[Source code of charts]
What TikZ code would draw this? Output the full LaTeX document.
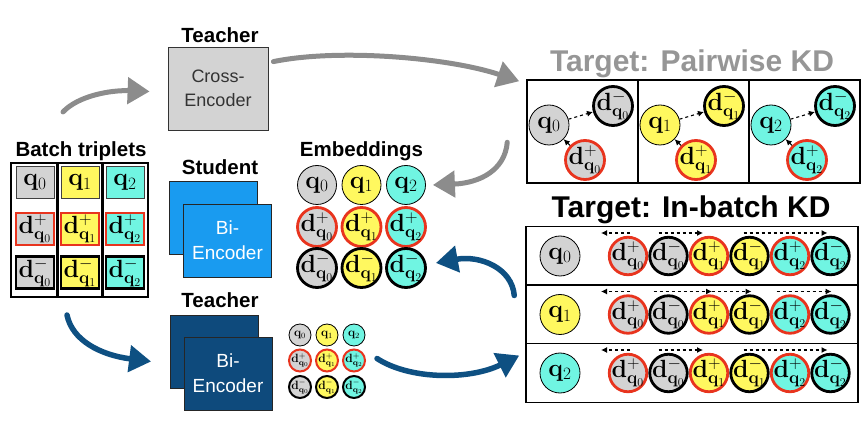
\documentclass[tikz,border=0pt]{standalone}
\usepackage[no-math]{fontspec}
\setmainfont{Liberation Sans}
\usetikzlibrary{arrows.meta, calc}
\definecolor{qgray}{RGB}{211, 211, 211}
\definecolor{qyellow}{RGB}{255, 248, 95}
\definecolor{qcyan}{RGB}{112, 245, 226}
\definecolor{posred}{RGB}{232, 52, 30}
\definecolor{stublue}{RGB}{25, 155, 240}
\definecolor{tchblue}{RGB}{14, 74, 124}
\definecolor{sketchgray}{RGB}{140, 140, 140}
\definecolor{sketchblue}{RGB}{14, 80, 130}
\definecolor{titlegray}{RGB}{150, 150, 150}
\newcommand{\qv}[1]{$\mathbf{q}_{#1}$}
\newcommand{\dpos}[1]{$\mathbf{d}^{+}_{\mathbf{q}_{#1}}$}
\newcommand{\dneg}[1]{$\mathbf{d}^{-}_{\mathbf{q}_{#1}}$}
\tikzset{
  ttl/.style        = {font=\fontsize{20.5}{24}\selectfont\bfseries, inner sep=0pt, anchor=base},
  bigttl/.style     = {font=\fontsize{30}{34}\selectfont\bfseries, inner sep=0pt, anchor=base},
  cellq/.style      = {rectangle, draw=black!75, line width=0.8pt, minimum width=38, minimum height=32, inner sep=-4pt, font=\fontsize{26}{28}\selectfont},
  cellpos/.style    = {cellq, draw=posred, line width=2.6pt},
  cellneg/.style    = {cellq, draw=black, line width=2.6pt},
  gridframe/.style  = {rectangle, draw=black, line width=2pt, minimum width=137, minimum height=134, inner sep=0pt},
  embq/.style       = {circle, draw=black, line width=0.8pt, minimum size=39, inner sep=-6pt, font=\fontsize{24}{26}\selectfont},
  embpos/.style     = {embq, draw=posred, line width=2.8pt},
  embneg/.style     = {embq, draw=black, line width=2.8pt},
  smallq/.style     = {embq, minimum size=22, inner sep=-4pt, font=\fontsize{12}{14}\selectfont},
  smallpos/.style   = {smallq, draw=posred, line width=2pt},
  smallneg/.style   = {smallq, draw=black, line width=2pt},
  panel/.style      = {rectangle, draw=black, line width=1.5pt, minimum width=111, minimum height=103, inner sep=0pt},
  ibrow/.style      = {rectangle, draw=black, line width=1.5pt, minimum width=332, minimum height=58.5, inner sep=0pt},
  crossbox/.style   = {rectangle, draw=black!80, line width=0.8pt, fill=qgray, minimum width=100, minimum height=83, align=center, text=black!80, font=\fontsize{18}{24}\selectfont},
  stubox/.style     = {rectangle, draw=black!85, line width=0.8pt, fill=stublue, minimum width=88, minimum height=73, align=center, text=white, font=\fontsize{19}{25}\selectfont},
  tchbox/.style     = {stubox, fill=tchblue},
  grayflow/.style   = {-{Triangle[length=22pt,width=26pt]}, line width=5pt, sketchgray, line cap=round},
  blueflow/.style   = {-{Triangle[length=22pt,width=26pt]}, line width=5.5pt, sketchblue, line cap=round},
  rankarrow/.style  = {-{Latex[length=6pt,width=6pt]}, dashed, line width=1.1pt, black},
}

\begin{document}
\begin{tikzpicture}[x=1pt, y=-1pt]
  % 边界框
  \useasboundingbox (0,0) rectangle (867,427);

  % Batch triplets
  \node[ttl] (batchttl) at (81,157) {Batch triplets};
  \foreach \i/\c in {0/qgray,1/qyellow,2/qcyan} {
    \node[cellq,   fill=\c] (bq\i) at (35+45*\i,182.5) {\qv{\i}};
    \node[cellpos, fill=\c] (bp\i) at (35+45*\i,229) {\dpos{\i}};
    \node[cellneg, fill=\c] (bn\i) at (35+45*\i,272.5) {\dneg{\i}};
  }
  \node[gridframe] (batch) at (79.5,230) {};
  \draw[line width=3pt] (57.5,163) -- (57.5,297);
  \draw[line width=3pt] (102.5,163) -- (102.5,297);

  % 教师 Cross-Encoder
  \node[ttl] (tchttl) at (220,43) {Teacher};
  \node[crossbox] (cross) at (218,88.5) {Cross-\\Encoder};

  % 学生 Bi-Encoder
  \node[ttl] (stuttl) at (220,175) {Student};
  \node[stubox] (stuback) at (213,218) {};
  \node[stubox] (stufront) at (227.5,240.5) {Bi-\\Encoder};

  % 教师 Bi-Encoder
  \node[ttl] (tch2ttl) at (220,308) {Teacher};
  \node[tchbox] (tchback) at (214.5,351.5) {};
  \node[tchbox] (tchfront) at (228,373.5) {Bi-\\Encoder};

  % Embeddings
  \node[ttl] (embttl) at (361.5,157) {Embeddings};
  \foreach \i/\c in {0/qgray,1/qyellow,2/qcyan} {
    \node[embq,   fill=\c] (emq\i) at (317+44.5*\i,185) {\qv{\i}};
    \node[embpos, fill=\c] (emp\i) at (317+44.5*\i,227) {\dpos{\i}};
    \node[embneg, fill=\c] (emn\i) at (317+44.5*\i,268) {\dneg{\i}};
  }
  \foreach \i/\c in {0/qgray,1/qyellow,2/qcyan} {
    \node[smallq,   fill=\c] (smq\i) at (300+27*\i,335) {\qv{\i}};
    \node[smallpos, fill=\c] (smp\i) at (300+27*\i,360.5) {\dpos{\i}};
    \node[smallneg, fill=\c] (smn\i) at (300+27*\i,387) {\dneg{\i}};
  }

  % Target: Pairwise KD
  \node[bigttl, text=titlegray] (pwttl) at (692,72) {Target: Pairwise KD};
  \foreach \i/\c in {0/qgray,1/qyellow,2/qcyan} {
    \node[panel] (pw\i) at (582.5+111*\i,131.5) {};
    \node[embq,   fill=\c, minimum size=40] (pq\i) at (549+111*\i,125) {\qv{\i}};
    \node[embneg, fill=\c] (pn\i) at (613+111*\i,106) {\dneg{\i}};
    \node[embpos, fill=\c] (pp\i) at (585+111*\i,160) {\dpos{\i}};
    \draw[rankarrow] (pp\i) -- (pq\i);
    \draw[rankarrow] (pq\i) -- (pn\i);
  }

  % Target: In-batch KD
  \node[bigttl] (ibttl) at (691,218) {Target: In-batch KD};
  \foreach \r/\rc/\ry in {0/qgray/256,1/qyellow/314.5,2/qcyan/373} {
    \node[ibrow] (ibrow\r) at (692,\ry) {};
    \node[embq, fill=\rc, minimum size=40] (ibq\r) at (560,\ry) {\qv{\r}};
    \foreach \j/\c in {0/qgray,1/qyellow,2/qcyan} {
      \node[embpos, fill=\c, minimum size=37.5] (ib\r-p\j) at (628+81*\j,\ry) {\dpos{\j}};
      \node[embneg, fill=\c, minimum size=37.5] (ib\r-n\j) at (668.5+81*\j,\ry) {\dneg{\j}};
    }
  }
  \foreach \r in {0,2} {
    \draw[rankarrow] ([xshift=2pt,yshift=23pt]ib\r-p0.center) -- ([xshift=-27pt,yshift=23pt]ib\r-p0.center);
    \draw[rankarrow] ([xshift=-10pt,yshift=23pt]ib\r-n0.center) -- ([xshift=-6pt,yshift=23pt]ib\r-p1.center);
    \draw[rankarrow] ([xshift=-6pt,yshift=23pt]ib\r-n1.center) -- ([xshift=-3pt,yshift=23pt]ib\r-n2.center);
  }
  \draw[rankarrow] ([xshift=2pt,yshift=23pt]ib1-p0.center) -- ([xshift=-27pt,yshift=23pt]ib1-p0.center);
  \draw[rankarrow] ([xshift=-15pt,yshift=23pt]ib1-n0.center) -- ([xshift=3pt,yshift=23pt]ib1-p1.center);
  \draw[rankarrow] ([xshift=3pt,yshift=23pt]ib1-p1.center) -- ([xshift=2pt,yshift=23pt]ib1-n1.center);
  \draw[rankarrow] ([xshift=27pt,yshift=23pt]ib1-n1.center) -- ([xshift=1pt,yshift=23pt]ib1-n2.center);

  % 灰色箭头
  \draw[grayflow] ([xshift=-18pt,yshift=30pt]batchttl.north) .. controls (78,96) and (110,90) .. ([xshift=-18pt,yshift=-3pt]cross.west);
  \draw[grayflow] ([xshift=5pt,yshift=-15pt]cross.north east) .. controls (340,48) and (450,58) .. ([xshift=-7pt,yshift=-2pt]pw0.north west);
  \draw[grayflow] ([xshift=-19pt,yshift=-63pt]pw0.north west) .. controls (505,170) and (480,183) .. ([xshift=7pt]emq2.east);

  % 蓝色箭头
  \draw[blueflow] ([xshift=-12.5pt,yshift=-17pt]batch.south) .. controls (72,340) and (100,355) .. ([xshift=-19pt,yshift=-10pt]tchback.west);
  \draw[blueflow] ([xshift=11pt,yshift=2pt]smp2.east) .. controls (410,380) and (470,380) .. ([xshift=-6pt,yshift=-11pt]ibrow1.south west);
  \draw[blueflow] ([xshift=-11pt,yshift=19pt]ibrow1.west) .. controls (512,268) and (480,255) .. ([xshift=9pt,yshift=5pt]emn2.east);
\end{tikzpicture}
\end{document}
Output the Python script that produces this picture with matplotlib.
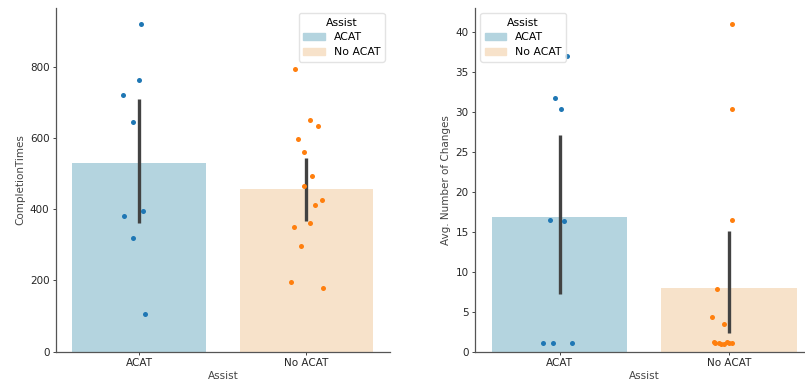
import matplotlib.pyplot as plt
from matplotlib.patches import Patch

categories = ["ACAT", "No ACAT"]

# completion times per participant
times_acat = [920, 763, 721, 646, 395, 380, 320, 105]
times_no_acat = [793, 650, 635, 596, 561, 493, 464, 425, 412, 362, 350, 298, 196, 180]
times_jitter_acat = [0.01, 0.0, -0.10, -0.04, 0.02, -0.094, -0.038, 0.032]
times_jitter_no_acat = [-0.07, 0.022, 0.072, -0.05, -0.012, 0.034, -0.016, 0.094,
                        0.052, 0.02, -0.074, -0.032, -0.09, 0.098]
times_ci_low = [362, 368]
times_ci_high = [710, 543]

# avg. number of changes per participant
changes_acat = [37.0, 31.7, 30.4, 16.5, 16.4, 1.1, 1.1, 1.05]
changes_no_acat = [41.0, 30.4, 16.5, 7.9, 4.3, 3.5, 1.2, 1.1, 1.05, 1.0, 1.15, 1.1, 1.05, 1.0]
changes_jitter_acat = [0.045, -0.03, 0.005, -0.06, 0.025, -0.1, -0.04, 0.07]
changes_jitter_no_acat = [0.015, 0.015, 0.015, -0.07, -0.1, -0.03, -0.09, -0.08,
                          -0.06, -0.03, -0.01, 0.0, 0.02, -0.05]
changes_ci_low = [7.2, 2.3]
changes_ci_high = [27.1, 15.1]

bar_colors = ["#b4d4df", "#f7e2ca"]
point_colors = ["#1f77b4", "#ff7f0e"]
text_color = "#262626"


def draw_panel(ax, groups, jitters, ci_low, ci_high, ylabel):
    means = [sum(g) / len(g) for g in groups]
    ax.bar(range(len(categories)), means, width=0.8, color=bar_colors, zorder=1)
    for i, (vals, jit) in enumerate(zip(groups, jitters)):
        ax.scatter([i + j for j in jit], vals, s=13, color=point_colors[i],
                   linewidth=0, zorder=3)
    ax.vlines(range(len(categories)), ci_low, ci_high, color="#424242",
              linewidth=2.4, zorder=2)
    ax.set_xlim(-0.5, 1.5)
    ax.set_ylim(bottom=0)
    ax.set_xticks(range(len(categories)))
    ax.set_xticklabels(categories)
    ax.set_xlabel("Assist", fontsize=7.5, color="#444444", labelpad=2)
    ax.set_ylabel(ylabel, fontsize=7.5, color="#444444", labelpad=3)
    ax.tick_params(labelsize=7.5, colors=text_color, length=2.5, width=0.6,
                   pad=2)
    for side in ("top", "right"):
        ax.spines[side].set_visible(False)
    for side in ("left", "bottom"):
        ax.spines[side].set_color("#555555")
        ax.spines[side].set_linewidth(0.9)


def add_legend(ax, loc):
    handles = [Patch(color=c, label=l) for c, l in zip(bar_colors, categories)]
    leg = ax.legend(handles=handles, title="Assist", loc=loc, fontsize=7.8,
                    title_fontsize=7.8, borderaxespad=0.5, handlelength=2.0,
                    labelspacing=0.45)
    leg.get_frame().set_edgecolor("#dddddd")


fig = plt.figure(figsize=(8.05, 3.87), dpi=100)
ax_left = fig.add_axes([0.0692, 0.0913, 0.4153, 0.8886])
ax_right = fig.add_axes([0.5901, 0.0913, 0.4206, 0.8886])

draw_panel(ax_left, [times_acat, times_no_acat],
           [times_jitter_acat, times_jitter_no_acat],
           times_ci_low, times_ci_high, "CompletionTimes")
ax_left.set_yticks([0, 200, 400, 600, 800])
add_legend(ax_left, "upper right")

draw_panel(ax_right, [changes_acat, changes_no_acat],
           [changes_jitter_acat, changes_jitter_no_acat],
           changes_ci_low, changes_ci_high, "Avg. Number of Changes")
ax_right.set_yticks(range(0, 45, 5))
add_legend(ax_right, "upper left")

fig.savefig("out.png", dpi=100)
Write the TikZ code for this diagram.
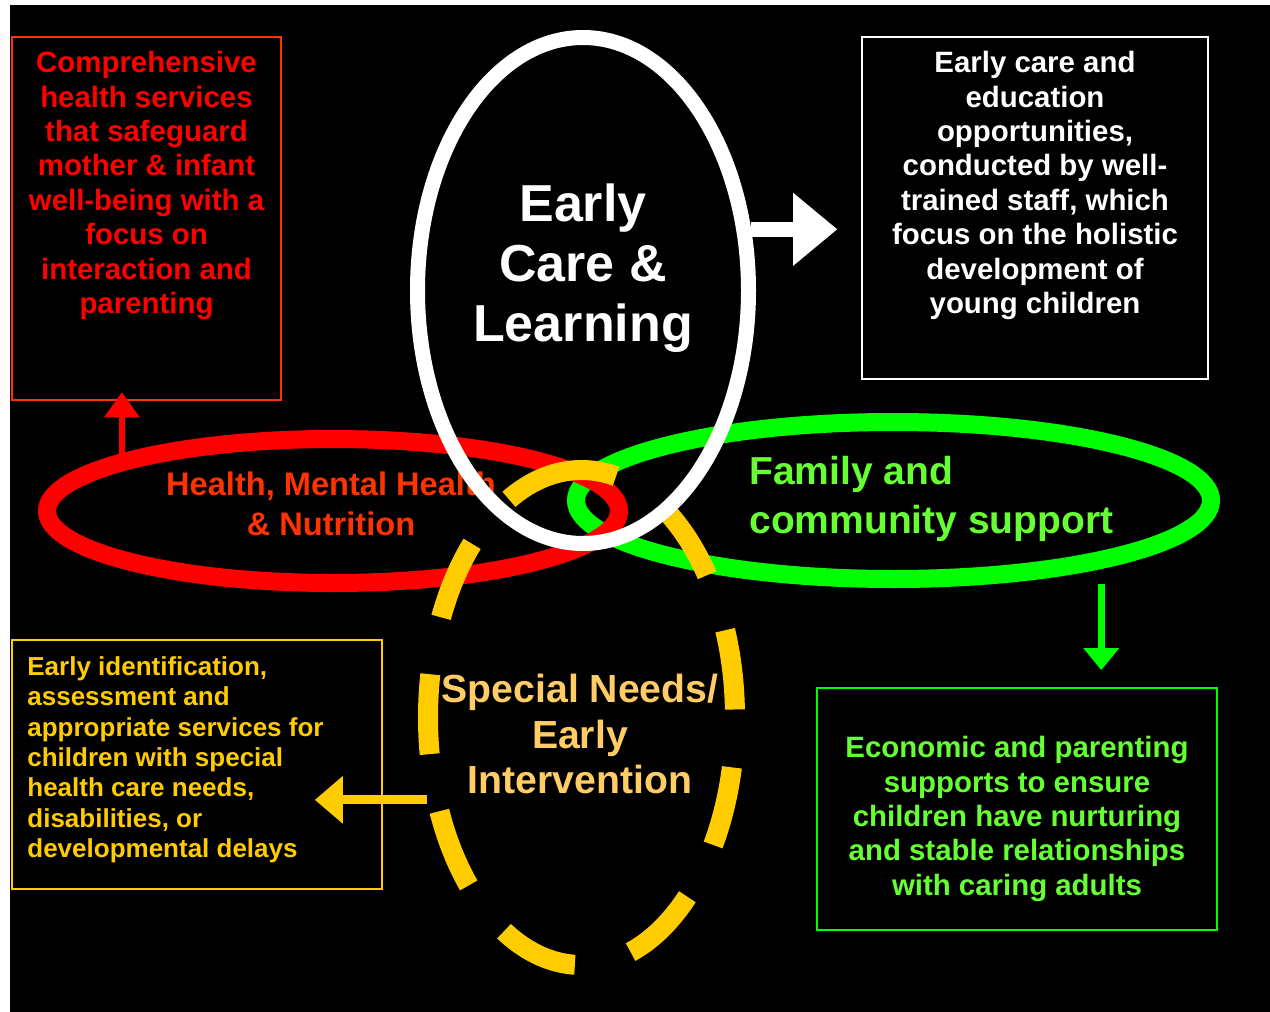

Task goal
Return each line in the records that holds the string "this".

Result of the exercise
What TikZ code would draw this? Output the full LaTeX document.
Output the Python script that produces this picture with matplotlib.
Write the TikZ code for this diagram.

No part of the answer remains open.